A self-contained island is a perfect showcase for what Shadow Tactics is about. You swim around the outside, submerged but for a bamboo snorkel, getting a read on sightlines and confirming that, yes, every guard falls under the watchful eye of another. And so begins the vital first step: the first kill that weakens the surveillance network. Perhaps you find a secluded beach and use Yuki’s flute to lure a guard to a pressure-activated dart trap. Maybe you fling a vial of Aiko’s blinding perfume at a sniper and shank a nearby guard while his view cone recovers. Or do you program all three to leap from the ocean and stab the guards in the neck at the press of a key, ending all three cries of alarm at once? Experimenting, and seeing how each new island layout negates the previous’ winning strategies, is all part of the fun.
The concern, and the risk of releasing this kind of expansion so long after the original, is that it might get you into the zone for an experience that is over too soon. I know that after playing this demo I’m already feeling a bit sad that I’m a third through it. Of course, to say that this is ‘only’ three levels does a great disservice to Mimimi’s eye for replayability. As in their last two games, main missions come with a huge range of bonus criteria, ranging from speed runs (it takes me almost three hours to finish a level with a target of 15 minutes) to tests of playstyle, such as clearing out an entire island with just Takuma’s sniper shots, or destroying another island’s objective without touching a guard. These are ideas designed to lure you into stealth systems and ability combos that are far deeper than they first seem. I’m sure returning fans will lap it up.

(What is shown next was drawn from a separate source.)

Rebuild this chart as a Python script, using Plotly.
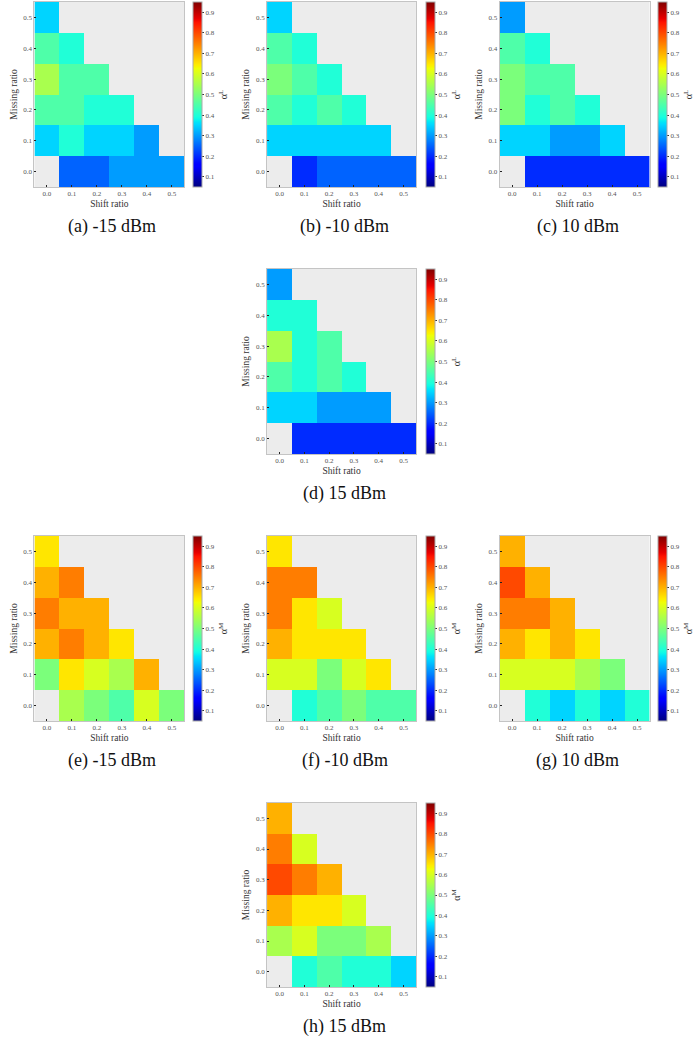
import plotly.graph_objects as go

W, H = 695, 1044

shift_ratio = [0.0, 0.1, 0.2, 0.3, 0.4, 0.5]
missing_ratio = [0.0, 0.1, 0.2, 0.3, 0.4, 0.5]
tick_labels = ["0.0", "0.1", "0.2", "0.3", "0.4", "0.5"]
cbar_ticks = [0.1, 0.2, 0.3, 0.4, 0.5, 0.6, 0.7, 0.8, 0.9]

N = None
# rows: missing ratio 0.0 .. 0.5 ; columns: shift ratio 0.0 .. 0.5
aL_m15 = [[N, 0.25, 0.25, 0.30, 0.30, 0.30],
          [0.35, 0.40, 0.35, 0.35, 0.30, N],
          [0.45, 0.45, 0.40, 0.40, N, N],
          [0.55, 0.45, 0.45, N, N, N],
          [0.45, 0.40, N, N, N, N],
          [0.35, N, N, N, N, N]]
aL_m10 = [[N, 0.20, 0.25, 0.25, 0.25, 0.25],
          [0.35, 0.35, 0.35, 0.35, 0.35, N],
          [0.45, 0.40, 0.45, 0.40, N, N],
          [0.50, 0.45, 0.40, N, N, N],
          [0.45, 0.40, N, N, N, N],
          [0.35, N, N, N, N, N]]
aL_p10 = [[N, 0.20, 0.20, 0.20, 0.20, 0.20],
          [0.35, 0.35, 0.30, 0.30, 0.35, N],
          [0.50, 0.40, 0.45, 0.40, N, N],
          [0.50, 0.45, 0.45, N, N, N],
          [0.45, 0.40, N, N, N, N],
          [0.30, N, N, N, N, N]]
aL_p15 = [[N, 0.20, 0.20, 0.20, 0.20, 0.20],
          [0.35, 0.35, 0.30, 0.30, 0.30, N],
          [0.45, 0.40, 0.45, 0.40, N, N],
          [0.55, 0.40, 0.45, N, N, N],
          [0.40, 0.40, N, N, N, N],
          [0.30, N, N, N, N, N]]
aM_m15 = [[N, 0.55, 0.50, 0.45, 0.60, 0.50],
          [0.50, 0.65, 0.60, 0.55, 0.70, N],
          [0.70, 0.75, 0.70, 0.65, N, N],
          [0.75, 0.70, 0.70, N, N, N],
          [0.70, 0.75, N, N, N, N],
          [0.65, N, N, N, N, N]]
aM_m10 = [[N, 0.40, 0.45, 0.50, 0.45, 0.45],
          [0.60, 0.60, 0.50, 0.60, 0.65, N],
          [0.70, 0.65, 0.65, 0.65, N, N],
          [0.75, 0.65, 0.60, N, N, N],
          [0.75, 0.75, N, N, N, N],
          [0.65, N, N, N, N, N]]
aM_p10 = [[N, 0.40, 0.35, 0.40, 0.35, 0.40],
          [0.60, 0.60, 0.60, 0.55, 0.50, N],
          [0.70, 0.65, 0.70, 0.65, N, N],
          [0.75, 0.75, 0.70, N, N, N],
          [0.80, 0.70, N, N, N, N],
          [0.70, N, N, N, N, N]]
aM_p15 = [[N, 0.40, 0.45, 0.40, 0.40, 0.35],
          [0.55, 0.60, 0.50, 0.50, 0.55, N],
          [0.70, 0.65, 0.65, 0.60, N, N],
          [0.80, 0.75, 0.70, N, N, N],
          [0.75, 0.60, N, N, N, N],
          [0.70, N, N, N, N, N]]

captions = ["(a) -15 dBm", "(b) -10 dBm", "(c) 10 dBm", "(d) 15 dBm",
            "(e) -15 dBm", "(f) -10 dBm", "(g) 10 dBm", "(h) 15 dBm"]
cbar_titles = ["α<sup>L</sup>"] * 4 + ["α<sup>M</sup>"] * 4
panels = [aL_m15, aL_m10, aL_p10, aL_p15, aM_m15, aM_m10, aM_p10, aM_p15]

# matplotlib "jet" colormap as a colorscale
def _interp(pts, t):
    for (x0, y0), (x1, y1) in zip(pts[:-1], pts[1:]):
        if x0 <= t <= x1:
            return y0 if x1 == x0 else y0 + (y1 - y0) * (t - x0) / (x1 - x0)
    return pts[-1][1]

_r = [(0, 0), (0.35, 0), (0.66, 1), (0.89, 1), (1, 0.5)]
_g = [(0, 0), (0.125, 0), (0.375, 1), (0.64, 1), (0.91, 0), (1, 0)]
_b = [(0, 0.5), (0.11, 1), (0.34, 1), (0.65, 0), (1, 0)]
jet = []
for i in range(101):
    t = i / 100
    jet.append([t, "rgb(%d,%d,%d)" % (round(255 * _interp(_r, t)),
                                      round(255 * _interp(_g, t)),
                                      round(255 * _interp(_b, t)))])

# panel geometry in pixels: (plot left, plot right, plot top, plot bottom, cbar left, caption x)
cols = [(35, 187, 196, 114), (271, 422, 432, 350), (507, 659, 668, 586)]
rows = [(2, 187), (269, 454), (536, 721), (803, 987)]
pos = [(0, 0), (0, 1), (0, 2), (1, 1), (2, 0), (2, 1), (2, 2), (3, 1)]

SERIF = "Liberation Serif, Times New Roman, serif"
fig = go.Figure()
annotations = []
for k, (z, (r, c)) in enumerate(zip(panels, pos)):
    xl, xr, cbl, capx = cols[c]
    yt, yb = rows[r]
    n = "" if k == 0 else str(k + 1)
    fig.add_trace(go.Heatmap(
        z=z, x=shift_ratio, y=missing_ratio,
        xaxis="x" + n, yaxis="y" + n,
        colorscale=jet, zmin=0.05, zmax=0.95, hoverongaps=False,
        colorbar=dict(
            x=cbl / W, xanchor="left", xpad=0,
            y=1 - (yt + yb) / 2 / H, yanchor="middle", ypad=0,
            len=(yb - yt) / H, lenmode="fraction",
            thickness=9, outlinewidth=1, outlinecolor="#aaaaaa",
            tickvals=cbar_ticks, ticks="outside", ticklen=2, tickcolor="#333",
            tickfont=dict(family=SERIF, size=7, color="#555"),
            title=dict(text=cbar_titles[k], side="right",
                       font=dict(family=SERIF, size=10, color="#333")),
        ),
    ))
    axcommon = dict(range=[-0.05, 0.55], tickvals=shift_ratio, ticktext=tick_labels,
                    ticks="inside", ticklen=2, tickcolor="#222", tickwidth=1,
                    showgrid=False, zeroline=False, showline=True, mirror=True,
                    linecolor="#c4c4c4", linewidth=1,
                    tickfont=dict(family=SERIF, size=7, color="#555"))
    fig.update_layout(**{
        "xaxis" + n: dict(axcommon, domain=[xl / W, xr / W], anchor="y" + n,
                          title=dict(text="Shift ratio", standoff=2,
                                     font=dict(family=SERIF, size=9.5, color="#333"))),
        "yaxis" + n: dict(axcommon, domain=[1 - yb / H, 1 - yt / H], anchor="x" + n,
                          title=dict(text="Missing ratio", standoff=4,
                                     font=dict(family=SERIF, size=9.5, color="#333"))),
    })
    annotations.append(dict(text=captions[k], x=capx / W, y=1 - (yb + 39) / H,
                            xref="paper", yref="paper", showarrow=False,
                            xanchor="center", yanchor="middle",
                            font=dict(family=SERIF, size=18, color="#111")))

fig.update_layout(width=W, height=H, margin=dict(l=0, r=0, t=0, b=0),
                  paper_bgcolor="white", plot_bgcolor="#ececec",
                  showlegend=False, annotations=annotations)
fig.write_html("out.html")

While I’m convinced that this would have made more sense as a digestif served after the original release, I’m also not so churlish to sniff at more of one of my favourite games of the last decade. And if it offers more financial stability for Mimimi to focus on its next big original game - the bafflingly named Codename Süßkartoffel - I’m all for it. When Aiko's Choice releases on Steam in December this should fill a couple of those long winter nights nicely.